▶ **PROVIDED DATA**

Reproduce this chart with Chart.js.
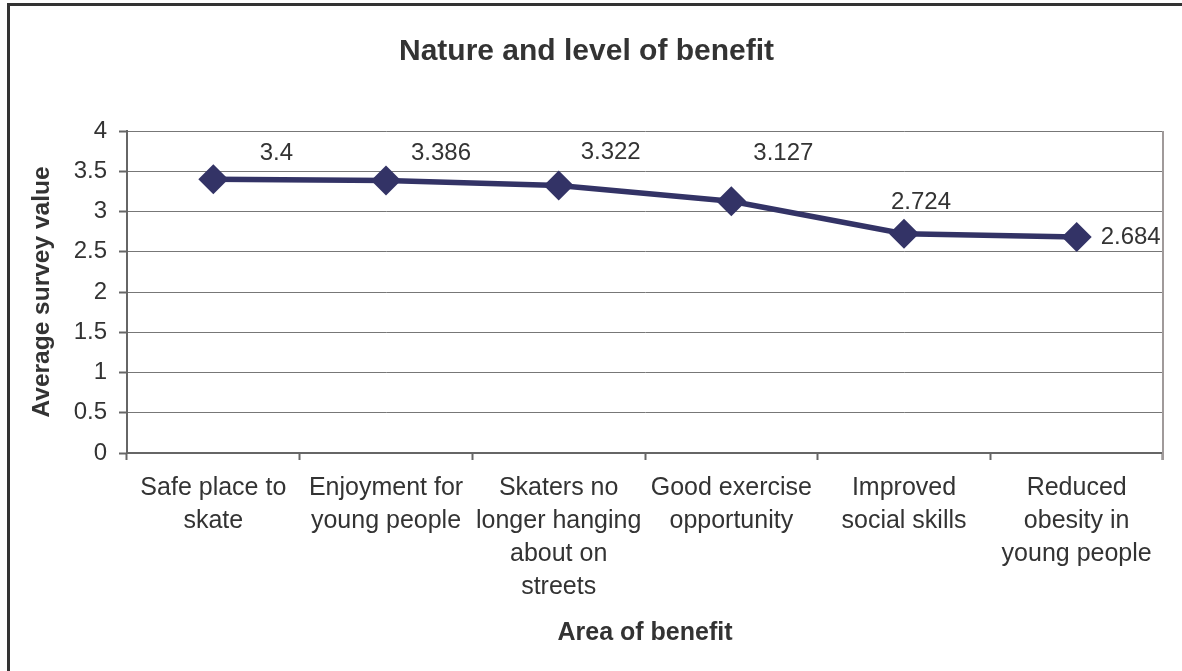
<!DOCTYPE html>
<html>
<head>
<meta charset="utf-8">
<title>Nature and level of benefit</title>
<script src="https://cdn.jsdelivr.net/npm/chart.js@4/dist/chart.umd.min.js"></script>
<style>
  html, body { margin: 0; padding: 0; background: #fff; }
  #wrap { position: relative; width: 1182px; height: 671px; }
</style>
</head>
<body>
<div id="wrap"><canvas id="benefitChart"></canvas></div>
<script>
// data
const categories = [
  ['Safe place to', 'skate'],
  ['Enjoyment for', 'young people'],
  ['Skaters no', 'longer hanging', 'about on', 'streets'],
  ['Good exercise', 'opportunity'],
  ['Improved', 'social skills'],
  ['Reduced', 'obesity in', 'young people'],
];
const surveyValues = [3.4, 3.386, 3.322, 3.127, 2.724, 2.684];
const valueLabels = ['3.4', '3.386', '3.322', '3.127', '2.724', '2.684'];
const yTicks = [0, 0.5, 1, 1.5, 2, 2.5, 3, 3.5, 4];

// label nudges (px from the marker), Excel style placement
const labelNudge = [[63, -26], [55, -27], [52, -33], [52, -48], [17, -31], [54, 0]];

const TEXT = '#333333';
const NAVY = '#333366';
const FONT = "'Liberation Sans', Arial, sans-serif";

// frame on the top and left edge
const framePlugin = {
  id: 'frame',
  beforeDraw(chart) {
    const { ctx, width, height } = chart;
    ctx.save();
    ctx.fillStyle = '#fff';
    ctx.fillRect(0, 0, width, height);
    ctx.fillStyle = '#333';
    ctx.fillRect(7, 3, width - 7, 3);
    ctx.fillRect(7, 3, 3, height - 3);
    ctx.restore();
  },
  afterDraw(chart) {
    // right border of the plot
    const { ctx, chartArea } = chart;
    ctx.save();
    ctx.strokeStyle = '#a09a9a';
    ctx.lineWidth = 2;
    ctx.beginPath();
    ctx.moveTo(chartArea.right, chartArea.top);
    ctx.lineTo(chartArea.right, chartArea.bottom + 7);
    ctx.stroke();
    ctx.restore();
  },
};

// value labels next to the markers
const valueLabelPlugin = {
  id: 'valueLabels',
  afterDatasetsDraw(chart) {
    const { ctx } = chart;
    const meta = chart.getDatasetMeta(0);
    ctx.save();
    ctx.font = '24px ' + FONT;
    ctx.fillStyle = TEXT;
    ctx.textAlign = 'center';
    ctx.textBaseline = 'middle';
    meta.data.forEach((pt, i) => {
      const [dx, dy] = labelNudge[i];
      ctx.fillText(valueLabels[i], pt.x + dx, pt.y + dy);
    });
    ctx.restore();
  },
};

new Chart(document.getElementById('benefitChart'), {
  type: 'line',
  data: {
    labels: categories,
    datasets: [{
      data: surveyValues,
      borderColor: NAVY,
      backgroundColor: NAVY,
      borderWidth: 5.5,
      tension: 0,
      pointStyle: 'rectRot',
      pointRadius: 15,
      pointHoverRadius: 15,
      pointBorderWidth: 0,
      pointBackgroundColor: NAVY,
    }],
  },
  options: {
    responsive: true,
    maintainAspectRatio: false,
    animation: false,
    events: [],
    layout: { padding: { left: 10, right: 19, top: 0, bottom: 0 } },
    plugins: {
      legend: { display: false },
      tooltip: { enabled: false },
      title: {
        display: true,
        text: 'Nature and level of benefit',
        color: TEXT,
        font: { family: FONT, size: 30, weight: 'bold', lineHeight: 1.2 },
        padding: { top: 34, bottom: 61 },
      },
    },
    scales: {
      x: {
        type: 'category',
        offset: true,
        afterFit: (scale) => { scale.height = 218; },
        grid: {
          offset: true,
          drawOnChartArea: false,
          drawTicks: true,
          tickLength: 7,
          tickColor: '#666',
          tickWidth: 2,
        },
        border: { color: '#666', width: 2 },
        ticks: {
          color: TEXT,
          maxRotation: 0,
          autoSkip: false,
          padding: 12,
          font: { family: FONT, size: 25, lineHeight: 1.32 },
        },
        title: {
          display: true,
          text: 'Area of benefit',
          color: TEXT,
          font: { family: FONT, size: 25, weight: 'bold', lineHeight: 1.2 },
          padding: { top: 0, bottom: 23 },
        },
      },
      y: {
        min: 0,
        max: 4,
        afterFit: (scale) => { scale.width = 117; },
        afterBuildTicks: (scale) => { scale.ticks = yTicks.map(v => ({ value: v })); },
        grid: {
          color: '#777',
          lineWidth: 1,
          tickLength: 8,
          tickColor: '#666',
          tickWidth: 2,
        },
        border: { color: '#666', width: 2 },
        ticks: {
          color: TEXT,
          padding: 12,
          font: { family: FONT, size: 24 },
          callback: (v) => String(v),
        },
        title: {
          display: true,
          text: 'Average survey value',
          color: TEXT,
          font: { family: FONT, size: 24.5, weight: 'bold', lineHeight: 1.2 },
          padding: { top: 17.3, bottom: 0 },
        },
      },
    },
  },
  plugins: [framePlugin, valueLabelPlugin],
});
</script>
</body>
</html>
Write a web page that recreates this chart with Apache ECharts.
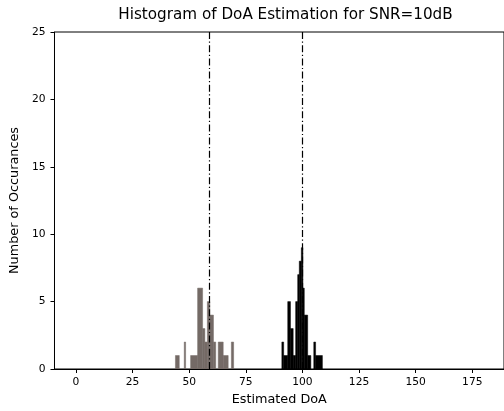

▶ **WORK TO BE COMPLETED**
Copy out the data above exactly, except the pictures.

▶ **SOLVED PROBLEM**
Reproduce this chart with Chart.js.
<!DOCTYPE html>
<html>
<head>
<meta charset="utf-8">
<title>Nature and level of benefit</title>
<script src="https://cdn.jsdelivr.net/npm/chart.js@4/dist/chart.umd.min.js"></script>
<style>
  html, body { margin: 0; padding: 0; background: #fff; }
  #wrap { position: relative; width: 1182px; height: 671px; }
</style>
</head>
<body>
<div id="wrap"><canvas id="benefitChart"></canvas></div>
<script>
// data
const categories = [
  ['Safe place to', 'skate'],
  ['Enjoyment for', 'young people'],
  ['Skaters no', 'longer hanging', 'about on', 'streets'],
  ['Good exercise', 'opportunity'],
  ['Improved', 'social skills'],
  ['Reduced', 'obesity in', 'young people'],
];
const surveyValues = [3.4, 3.386, 3.322, 3.127, 2.724, 2.684];
const valueLabels = ['3.4', '3.386', '3.322', '3.127', '2.724', '2.684'];
const yTicks = [0, 0.5, 1, 1.5, 2, 2.5, 3, 3.5, 4];

// label nudges (px from the marker), Excel style placement
const labelNudge = [[63, -26], [55, -27], [52, -33], [52, -48], [17, -31], [54, 0]];

const TEXT = '#333333';
const NAVY = '#333366';
const FONT = "'Liberation Sans', Arial, sans-serif";

// frame on the top and left edge
const framePlugin = {
  id: 'frame',
  beforeDraw(chart) {
    const { ctx, width, height } = chart;
    ctx.save();
    ctx.fillStyle = '#fff';
    ctx.fillRect(0, 0, width, height);
    ctx.fillStyle = '#333';
    ctx.fillRect(7, 3, width - 7, 3);
    ctx.fillRect(7, 3, 3, height - 3);
    ctx.restore();
  },
  afterDraw(chart) {
    // right border of the plot
    const { ctx, chartArea } = chart;
    ctx.save();
    ctx.strokeStyle = '#a09a9a';
    ctx.lineWidth = 2;
    ctx.beginPath();
    ctx.moveTo(chartArea.right, chartArea.top);
    ctx.lineTo(chartArea.right, chartArea.bottom + 7);
    ctx.stroke();
    ctx.restore();
  },
};

// value labels next to the markers
const valueLabelPlugin = {
  id: 'valueLabels',
  afterDatasetsDraw(chart) {
    const { ctx } = chart;
    const meta = chart.getDatasetMeta(0);
    ctx.save();
    ctx.font = '24px ' + FONT;
    ctx.fillStyle = TEXT;
    ctx.textAlign = 'center';
    ctx.textBaseline = 'middle';
    meta.data.forEach((pt, i) => {
      const [dx, dy] = labelNudge[i];
      ctx.fillText(valueLabels[i], pt.x + dx, pt.y + dy);
    });
    ctx.restore();
  },
};

new Chart(document.getElementById('benefitChart'), {
  type: 'line',
  data: {
    labels: categories,
    datasets: [{
      data: surveyValues,
      borderColor: NAVY,
      backgroundColor: NAVY,
      borderWidth: 5.5,
      tension: 0,
      pointStyle: 'rectRot',
      pointRadius: 15,
      pointHoverRadius: 15,
      pointBorderWidth: 0,
      pointBackgroundColor: NAVY,
    }],
  },
  options: {
    responsive: true,
    maintainAspectRatio: false,
    animation: false,
    events: [],
    layout: { padding: { left: 10, right: 19, top: 0, bottom: 0 } },
    plugins: {
      legend: { display: false },
      tooltip: { enabled: false },
      title: {
        display: true,
        text: 'Nature and level of benefit',
        color: TEXT,
        font: { family: FONT, size: 30, weight: 'bold', lineHeight: 1.2 },
        padding: { top: 34, bottom: 61 },
      },
    },
    scales: {
      x: {
        type: 'category',
        offset: true,
        afterFit: (scale) => { scale.height = 218; },
        grid: {
          offset: true,
          drawOnChartArea: false,
          drawTicks: true,
          tickLength: 7,
          tickColor: '#666',
          tickWidth: 2,
        },
        border: { color: '#666', width: 2 },
        ticks: {
          color: TEXT,
          maxRotation: 0,
          autoSkip: false,
          padding: 12,
          font: { family: FONT, size: 25, lineHeight: 1.32 },
        },
        title: {
          display: true,
          text: 'Area of benefit',
          color: TEXT,
          font: { family: FONT, size: 25, weight: 'bold', lineHeight: 1.2 },
          padding: { top: 0, bottom: 23 },
        },
      },
      y: {
        min: 0,
        max: 4,
        afterFit: (scale) => { scale.width = 117; },
        afterBuildTicks: (scale) => { scale.ticks = yTicks.map(v => ({ value: v })); },
        grid: {
          color: '#777',
          lineWidth: 1,
          tickLength: 8,
          tickColor: '#666',
          tickWidth: 2,
        },
        border: { color: '#666', width: 2 },
        ticks: {
          color: TEXT,
          padding: 12,
          font: { family: FONT, size: 24 },
          callback: (v) => String(v),
        },
        title: {
          display: true,
          text: 'Average survey value',
          color: TEXT,
          font: { family: FONT, size: 24.5, weight: 'bold', lineHeight: 1.2 },
          padding: { top: 17.3, bottom: 0 },
        },
      },
    },
  },
  plugins: [framePlugin, valueLabelPlugin],
});
</script>
</body>
</html>
Write a web page that recreates this chart with Apache ECharts.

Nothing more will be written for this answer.